Canutillo ISD trustees heard a budget workshop Feb. 16 in which district finance staff presented updated revenue forecasts, enrollment projections and assumptions that underpin the FY2026–27 budget planning.
Presenter Cristy Pulley told trustees the district’s two principal revenue sources are state funding (driven by student enrollment) and local property taxes. The district’s enrollment-projection method rolls current students up a grade, and staff estimate a net loss of about 87 students next year; Pulley said the decline has contributed to an estimated $3.3 million reduction in basic-allotment funding over recent years.
At the same time, Pulley said local property values have risen—she cited a projected 12–13% increase in assessed values for planning purposes—which increases local revenue but can reduce state aid under the state’s recapture formulas. Using preliminary comptroller values released in January and factoring state homestead exemptions (including changes affecting homeowners 65 and older), the administration estimated roughly $2.0 million in additional revenue for the current year attributable to the hold-harmless adjustments and other valuation updates. In the presentation staff also referenced a transcribed net figure that they read as approximately $2,362,360 in additional revenues; staff characterized that as the working forecast subject to final comptroller values in August.
Pulley said the district is using conservative planning assumptions for FY27: a 94% attendance rate (current attendance near 95%), a 13% property-value increase, no employee raises currently built into the baseline, a $90,000 addition for next year’s board election, and a $750,000 set-aside for a technology refresh to support the district’s 1:1 student-device program. Under those assumptions the draft FY27 forecast showed about a $250,000 surplus.
Board members asked detailed questions about the reliability of preliminary comptroller figures. Pulley said final numbers typically arrive in August and tend to be a reliable gauge, though hold-harmless computations and exemptions can make precise forecasting difficult until final values are released. Trustees requested a campus-by-campus report on student withdrawals and reasons for any departures; administration said that report would be provided this week.
Trustees also debated the district’s target for unassigned fund balance. Pulley’s presentation showed recent fund-balance days of 84 in FY22 and a low of 52 in the most recent fiscal year; staff forecast about 64 days at the end of the current school year and about 61 days for FY27 under the presented assumptions.
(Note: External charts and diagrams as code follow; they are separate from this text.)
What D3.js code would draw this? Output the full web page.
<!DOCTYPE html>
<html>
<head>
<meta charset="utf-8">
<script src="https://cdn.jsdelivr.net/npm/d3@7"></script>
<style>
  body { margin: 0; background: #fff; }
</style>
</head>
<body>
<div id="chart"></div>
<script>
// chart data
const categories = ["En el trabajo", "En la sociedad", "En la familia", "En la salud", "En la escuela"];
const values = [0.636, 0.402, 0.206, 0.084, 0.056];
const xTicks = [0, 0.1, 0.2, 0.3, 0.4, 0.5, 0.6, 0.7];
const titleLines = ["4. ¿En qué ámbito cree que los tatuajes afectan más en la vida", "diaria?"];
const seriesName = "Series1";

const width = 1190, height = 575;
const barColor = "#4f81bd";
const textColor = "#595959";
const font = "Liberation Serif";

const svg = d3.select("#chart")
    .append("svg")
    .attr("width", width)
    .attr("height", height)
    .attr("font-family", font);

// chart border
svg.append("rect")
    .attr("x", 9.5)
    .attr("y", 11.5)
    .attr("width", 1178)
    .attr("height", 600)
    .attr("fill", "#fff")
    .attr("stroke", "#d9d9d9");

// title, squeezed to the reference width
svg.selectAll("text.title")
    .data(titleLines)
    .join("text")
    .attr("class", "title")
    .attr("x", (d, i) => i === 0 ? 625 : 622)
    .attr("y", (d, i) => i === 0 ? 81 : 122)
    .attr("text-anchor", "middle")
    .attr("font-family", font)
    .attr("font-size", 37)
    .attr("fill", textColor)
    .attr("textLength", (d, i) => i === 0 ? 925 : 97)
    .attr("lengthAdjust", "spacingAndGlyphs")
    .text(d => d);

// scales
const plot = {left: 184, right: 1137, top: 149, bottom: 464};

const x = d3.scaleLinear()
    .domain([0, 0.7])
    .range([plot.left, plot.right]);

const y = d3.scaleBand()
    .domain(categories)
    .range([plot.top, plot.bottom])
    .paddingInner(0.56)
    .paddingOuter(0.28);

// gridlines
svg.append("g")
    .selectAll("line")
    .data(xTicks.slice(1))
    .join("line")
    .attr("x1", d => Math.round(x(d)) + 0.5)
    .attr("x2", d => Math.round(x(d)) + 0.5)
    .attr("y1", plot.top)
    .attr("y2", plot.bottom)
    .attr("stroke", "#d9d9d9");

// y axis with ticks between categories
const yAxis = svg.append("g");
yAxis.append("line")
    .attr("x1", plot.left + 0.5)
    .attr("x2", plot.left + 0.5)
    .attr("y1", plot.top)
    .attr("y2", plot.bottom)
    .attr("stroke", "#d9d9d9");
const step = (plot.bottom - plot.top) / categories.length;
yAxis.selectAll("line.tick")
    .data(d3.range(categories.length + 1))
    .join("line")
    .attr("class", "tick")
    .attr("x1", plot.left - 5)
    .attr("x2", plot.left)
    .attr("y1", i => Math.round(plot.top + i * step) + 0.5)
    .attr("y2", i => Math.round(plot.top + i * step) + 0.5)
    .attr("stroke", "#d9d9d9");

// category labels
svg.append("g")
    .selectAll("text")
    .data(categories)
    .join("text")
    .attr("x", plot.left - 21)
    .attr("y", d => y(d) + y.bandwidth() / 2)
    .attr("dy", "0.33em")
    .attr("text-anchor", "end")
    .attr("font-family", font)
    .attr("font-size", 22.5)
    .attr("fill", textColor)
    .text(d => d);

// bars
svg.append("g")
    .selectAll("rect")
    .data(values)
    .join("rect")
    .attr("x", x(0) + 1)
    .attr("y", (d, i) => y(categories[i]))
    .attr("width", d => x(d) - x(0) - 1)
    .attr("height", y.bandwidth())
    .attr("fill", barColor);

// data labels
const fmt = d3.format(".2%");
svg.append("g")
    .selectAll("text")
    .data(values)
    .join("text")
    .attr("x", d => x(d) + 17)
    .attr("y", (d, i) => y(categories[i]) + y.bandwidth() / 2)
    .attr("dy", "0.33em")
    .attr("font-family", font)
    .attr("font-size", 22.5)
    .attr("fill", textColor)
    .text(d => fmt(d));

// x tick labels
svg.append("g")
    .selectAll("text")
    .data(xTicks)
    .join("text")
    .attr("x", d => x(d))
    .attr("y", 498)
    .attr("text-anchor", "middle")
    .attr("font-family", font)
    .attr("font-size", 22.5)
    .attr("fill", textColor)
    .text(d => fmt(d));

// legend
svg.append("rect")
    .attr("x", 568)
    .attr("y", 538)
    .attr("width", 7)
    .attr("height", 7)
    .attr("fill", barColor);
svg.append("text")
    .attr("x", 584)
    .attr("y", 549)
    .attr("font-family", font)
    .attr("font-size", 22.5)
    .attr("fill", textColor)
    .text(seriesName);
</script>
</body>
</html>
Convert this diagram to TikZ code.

Several trustees urged maintaining or returning to the district policy goal of 90 days, while others proposed intermediate targets (75–80 days) as an aspirational step.
The administration emphasized the forecast remains a work in progress: final valuations and any future board decisions will affect the adopted budget. The board will receive additional budget workshops through June, DAC feedback, a compensation proposal in April and a formal budget adoption vote in June.